Suspected Chinese spy balloon was 200 feet tall, carried airliner-sized payload, U.S. general says

The Chinese suspected spy balloon the U.S. shot down Saturday was huge — about 200 feet tall, carrying an array of equipment the size of a regional airliner and weighing more than 2,000 pounds — but North American air defenses still missed previous balloon flights over U.S. territory, Gen. Glen VanHerck said Monday. 

At 200 feet, the Chinese airship was about the size of a 20-story building, the wingspan of a Boeing 747, or four times the size of the Snoopy balloon in Macy's Thanksgiving Day parade, NBC News notes

The balloon's sheer size, and the bulk of its payload, figured in the U.S. military's advice to wait until it was over open water to shoot it down, said VanHerck, commander of North American Aerospace Defense Command (NORAD) and U.S. Northern Command. Allowing it to traverse the U.S. also "gave us the opportunity to assess what they were actually doing, what kind of capabilities existed on the balloon, what kind of transmission capabilities existed," he added. "We were able to get significant analysis throughout this process."

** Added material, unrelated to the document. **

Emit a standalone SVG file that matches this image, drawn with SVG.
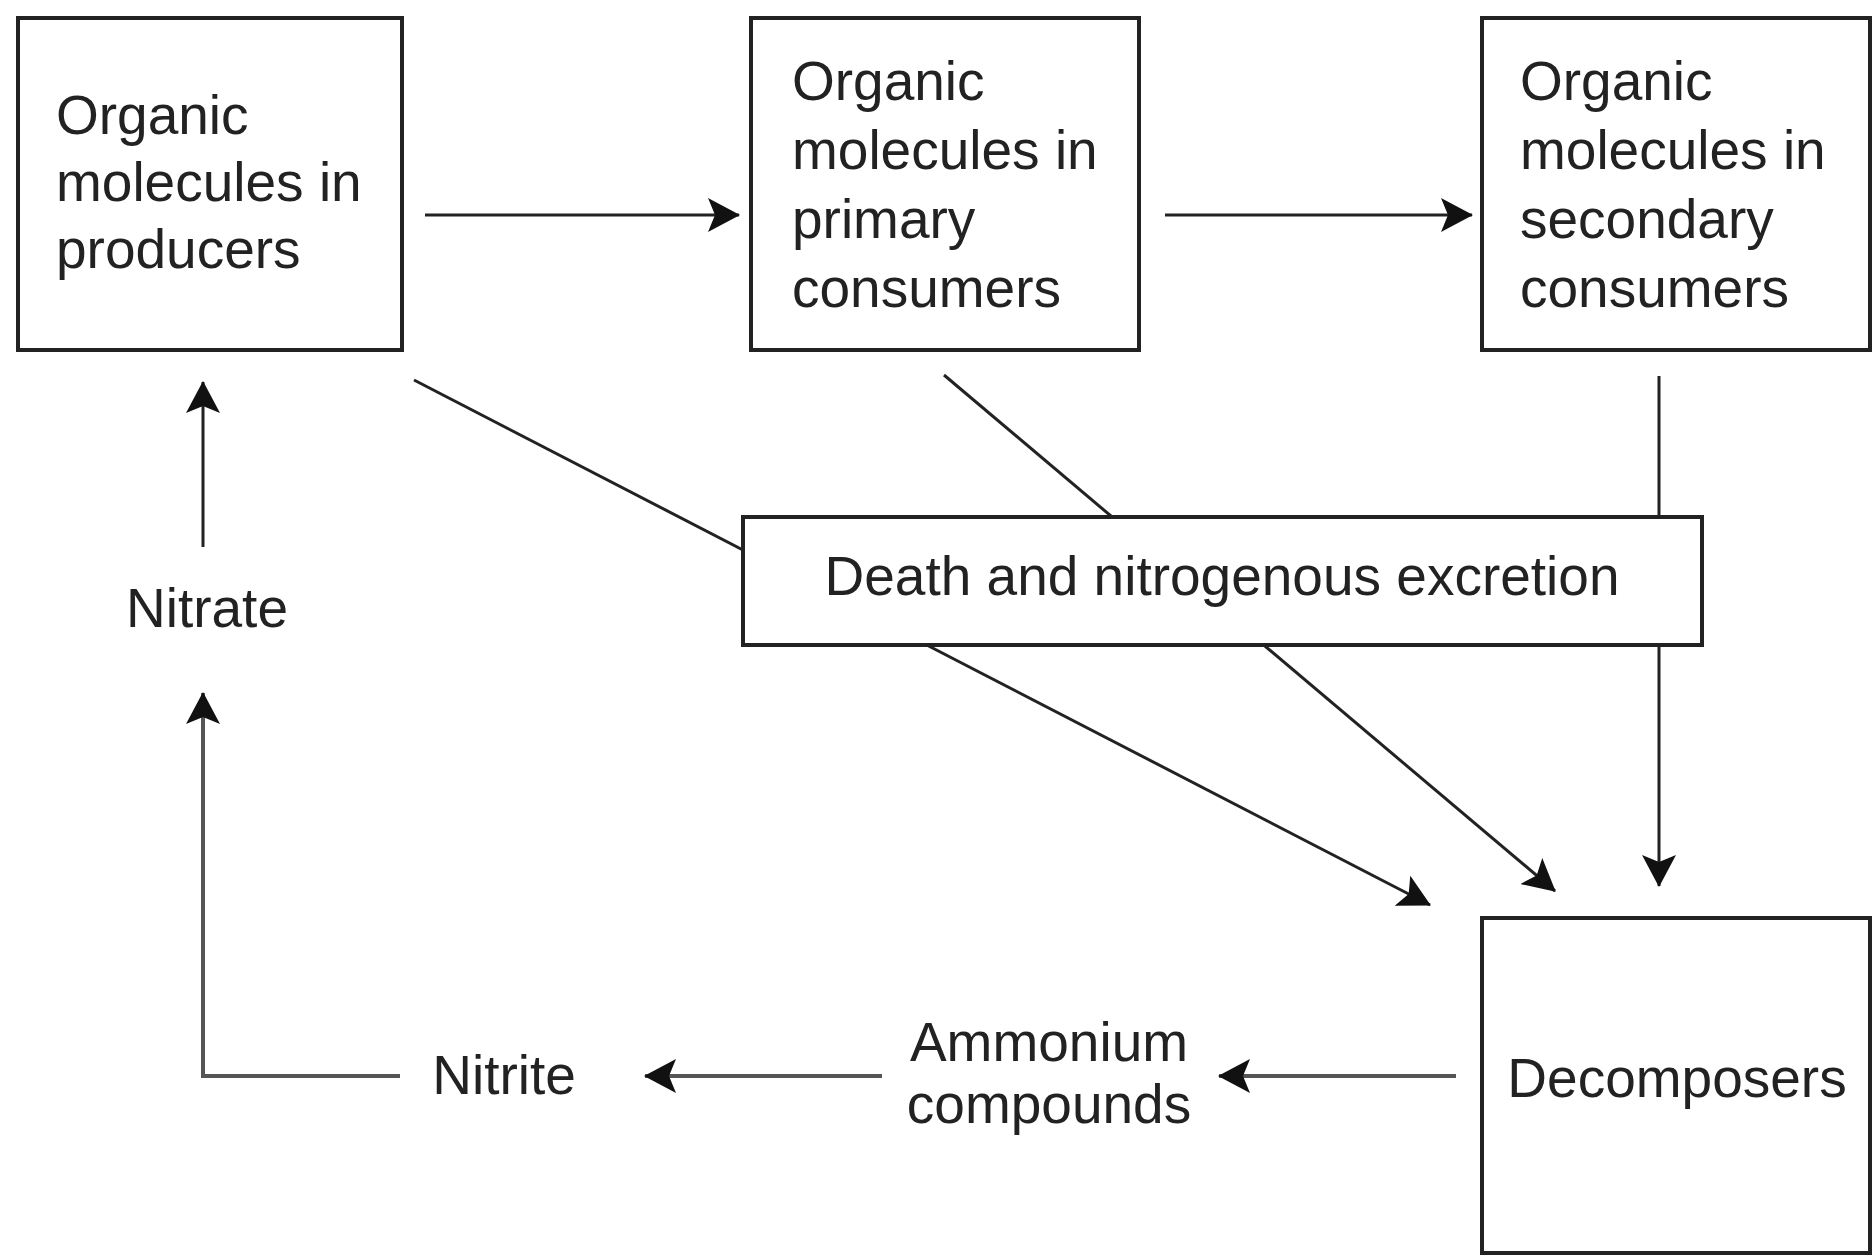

U.S. officials said over the weekend that at least four other Chinese surveillance balloons had flown over the U.S. in the past six years. The U.S. intelligence community "made us aware of those balloons" afterward, VanHerck said. "As NORAD commander, it's my responsibility to detect threats to North America," he said. "I will tell you that we did not detect those threats. And that's a domain awareness gap that we have to figure out." The U.S. has known about China's spy balloon program for the past few years, retired Air Force Gen. Charlie "Tuna" Moore told The Washington Post

Calling the airship a "balloon" gives the wrong impression about these sophisticated aircrafts, Moore added. They are maneuverable, can get better photo resolution than spy satellites, and by swapping out sensor packages on the apparatus below the balloon, "you could pretty much do any type of mission you wanted with technology that's available today." 

Balloons are also much cheaper than $300 million satellites, the Post notes, and because of the height they fly and their slow speed, they are "very difficult to see on radar, although the sensor bay underneath will be more visible," said Malcolm Macdonald at Scotland's University of Strathclyde. A U.S. official said China's spy balloon program has been around 12 to 15 years.